Like the demo, everything is super smooth, even on a first-generation iPad Air. The app does a great job in handling large image files, making zooming, scrolling and rotating with multitouch gestures a fluid experience.




While not the most exhaustive on the market, Pixelmator contains powerful retouching, effects, color adjustment, painting and other creative tools. Coupled with the iPad's pixel-dense screen, the app makes for one of the most advanced image manipulation titles on the App Store, OS X included.

Many users will be excited to see retouching tools that sport presets for color, brightness, saturation and smudging, among others. The Repair tool is especially useful for brushing out fairly substantial blemishes. With a powerful pattern matching algorithm, users can even remove larger objects so long as the background isn't too complex.


Example of Pixelmator's Repair tool.


In addition, a number of special effects can be used to further manipulate layers. Whole-image tweaks include sharpness, vignetting, pinch, bokeh, noise, hue and saturation, "light leak," miniaturize (creates a simulated tilt-shift effect through selective blur) and kaleidoscope. Area-specific adjustments include blur, bump effects and more.

Nested within most effects are preset styles, for example the "Vintage" effect comes in Bauhaus, Art Deco, Romantic, Retro, Hippie, Punk, and Urban. In some cases, a virtual wheel is provided to increase and decrease the strength of a chosen effect, while other instances call for a slider. In both instances, previews are calculated live.

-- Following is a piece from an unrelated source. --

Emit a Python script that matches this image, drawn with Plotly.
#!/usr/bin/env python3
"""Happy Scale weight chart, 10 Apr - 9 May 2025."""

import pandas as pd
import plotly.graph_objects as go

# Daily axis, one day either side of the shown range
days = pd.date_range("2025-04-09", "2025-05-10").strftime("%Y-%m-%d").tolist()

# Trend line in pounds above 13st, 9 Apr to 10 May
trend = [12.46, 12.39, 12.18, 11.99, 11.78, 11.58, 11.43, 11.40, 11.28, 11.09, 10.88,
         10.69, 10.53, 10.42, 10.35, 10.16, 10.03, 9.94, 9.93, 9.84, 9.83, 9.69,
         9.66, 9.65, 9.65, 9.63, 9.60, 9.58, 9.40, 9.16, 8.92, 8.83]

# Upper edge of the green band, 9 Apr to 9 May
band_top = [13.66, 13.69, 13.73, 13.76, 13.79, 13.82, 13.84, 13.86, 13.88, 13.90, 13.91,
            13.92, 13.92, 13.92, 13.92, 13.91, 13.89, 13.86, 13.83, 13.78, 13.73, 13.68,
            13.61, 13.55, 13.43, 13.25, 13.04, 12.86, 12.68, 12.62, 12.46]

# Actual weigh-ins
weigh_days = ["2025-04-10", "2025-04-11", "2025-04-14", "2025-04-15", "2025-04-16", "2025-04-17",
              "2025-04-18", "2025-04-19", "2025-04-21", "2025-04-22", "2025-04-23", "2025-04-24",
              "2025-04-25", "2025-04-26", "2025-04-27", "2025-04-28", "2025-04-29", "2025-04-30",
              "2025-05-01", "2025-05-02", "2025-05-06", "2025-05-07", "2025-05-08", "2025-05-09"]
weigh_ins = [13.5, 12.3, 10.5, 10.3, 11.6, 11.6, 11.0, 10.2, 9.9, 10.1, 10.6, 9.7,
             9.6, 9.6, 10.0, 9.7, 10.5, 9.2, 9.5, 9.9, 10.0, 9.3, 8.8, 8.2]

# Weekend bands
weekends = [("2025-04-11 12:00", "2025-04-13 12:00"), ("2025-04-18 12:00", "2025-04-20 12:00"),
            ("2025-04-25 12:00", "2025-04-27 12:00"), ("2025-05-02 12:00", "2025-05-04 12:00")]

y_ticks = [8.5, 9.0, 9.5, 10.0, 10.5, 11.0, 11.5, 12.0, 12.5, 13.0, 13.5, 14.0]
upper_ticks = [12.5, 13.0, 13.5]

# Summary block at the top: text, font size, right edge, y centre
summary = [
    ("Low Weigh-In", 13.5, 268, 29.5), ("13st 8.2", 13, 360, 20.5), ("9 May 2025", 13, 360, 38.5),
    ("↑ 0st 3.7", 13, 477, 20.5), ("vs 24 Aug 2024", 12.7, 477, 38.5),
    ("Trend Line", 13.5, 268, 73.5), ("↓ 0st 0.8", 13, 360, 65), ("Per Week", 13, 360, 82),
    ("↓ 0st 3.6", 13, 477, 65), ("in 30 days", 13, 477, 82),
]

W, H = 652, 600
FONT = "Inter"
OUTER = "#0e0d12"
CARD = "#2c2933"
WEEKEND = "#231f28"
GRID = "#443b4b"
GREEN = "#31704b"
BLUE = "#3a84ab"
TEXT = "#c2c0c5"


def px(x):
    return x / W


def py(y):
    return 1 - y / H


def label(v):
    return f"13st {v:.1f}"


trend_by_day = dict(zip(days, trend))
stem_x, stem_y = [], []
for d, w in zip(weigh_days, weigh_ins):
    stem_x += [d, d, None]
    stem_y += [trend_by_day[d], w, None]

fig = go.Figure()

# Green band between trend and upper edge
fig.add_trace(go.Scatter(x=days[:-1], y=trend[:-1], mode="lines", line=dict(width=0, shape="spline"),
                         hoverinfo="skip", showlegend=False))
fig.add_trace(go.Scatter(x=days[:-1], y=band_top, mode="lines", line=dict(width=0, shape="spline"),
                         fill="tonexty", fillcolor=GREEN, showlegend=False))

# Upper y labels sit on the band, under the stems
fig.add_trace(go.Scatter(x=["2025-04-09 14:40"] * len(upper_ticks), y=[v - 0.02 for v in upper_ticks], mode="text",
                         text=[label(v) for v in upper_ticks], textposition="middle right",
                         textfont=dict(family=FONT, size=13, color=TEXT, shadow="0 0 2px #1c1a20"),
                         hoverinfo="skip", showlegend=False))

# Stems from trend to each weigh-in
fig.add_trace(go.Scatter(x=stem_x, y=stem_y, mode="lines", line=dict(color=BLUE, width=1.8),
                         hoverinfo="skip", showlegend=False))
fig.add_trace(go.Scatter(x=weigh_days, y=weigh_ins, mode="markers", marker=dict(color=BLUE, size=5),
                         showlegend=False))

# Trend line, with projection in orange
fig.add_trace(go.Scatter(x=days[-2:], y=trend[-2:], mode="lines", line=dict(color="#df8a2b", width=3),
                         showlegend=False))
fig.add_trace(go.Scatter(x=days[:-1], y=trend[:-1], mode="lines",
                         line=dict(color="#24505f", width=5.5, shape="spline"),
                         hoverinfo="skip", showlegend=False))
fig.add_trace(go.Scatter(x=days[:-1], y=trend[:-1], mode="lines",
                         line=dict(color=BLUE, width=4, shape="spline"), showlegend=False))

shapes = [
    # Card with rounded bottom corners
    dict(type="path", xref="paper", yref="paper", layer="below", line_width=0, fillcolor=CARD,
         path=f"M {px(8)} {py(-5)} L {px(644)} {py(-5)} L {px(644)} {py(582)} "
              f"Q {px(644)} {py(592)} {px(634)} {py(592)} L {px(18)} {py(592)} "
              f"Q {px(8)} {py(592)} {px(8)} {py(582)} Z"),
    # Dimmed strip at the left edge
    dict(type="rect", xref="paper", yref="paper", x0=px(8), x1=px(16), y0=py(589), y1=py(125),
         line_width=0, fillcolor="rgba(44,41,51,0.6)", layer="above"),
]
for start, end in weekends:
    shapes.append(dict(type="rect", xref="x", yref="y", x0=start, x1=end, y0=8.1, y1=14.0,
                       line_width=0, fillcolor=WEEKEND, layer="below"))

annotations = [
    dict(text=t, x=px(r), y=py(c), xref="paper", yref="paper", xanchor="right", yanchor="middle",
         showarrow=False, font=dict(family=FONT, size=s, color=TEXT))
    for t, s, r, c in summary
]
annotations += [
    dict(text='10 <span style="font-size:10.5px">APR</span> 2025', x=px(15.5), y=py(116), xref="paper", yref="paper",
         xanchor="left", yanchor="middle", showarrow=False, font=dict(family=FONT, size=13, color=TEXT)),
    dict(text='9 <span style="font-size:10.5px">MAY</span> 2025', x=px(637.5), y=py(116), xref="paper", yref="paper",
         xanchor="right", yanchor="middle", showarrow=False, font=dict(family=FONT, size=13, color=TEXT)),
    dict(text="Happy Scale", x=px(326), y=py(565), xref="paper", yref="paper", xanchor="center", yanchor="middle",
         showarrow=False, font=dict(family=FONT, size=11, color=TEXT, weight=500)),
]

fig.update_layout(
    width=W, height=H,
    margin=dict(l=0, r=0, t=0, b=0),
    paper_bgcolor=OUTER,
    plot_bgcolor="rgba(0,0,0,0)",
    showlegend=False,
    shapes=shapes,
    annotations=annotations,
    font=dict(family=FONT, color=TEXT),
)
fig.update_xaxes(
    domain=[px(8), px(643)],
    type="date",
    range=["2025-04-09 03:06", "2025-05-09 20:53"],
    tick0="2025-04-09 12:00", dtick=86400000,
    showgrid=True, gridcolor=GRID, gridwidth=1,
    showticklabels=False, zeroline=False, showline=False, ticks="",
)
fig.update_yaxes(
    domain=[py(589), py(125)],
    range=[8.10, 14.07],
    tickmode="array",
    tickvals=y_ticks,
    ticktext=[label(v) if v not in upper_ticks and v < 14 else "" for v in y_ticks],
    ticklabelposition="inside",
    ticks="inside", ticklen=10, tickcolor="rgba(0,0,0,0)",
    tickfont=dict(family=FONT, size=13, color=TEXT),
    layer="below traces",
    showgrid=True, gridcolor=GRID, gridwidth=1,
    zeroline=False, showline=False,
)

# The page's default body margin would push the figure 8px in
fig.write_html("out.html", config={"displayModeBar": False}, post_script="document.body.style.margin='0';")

Advanced users also get a few great tools in histogram-based color adjustments across the usual metrics. Curves, levels, brightness and contrast, color balance and white balance can all be controlled with accompanying live preview. Due to the processing power required, these features are usually reserved for desktop applications, but Pixelmator is exceedingly fast and stable while performing the above mentioned functions.




Being a non-destructive image editor, Pixelmator uses layers to stack and blend photos, text and image effects, but falls short of supporting adjustment layers. This is not a huge issue since the selection and spot effect tools are granular enough to yield acceptable results. On the selection side, the app offers free, shape-based, "magic wand" and paint-on tools with fine adjustments available for feathering edges and blending.

Finally, Pixelmator includes a variety of sharing options and support for iCloud syncing. Support for new iOS 8 features is also built in, including Handoff to Pixelmator for Mac.

Pixelmator for iPad is available for $4.99 from the iOS App Store.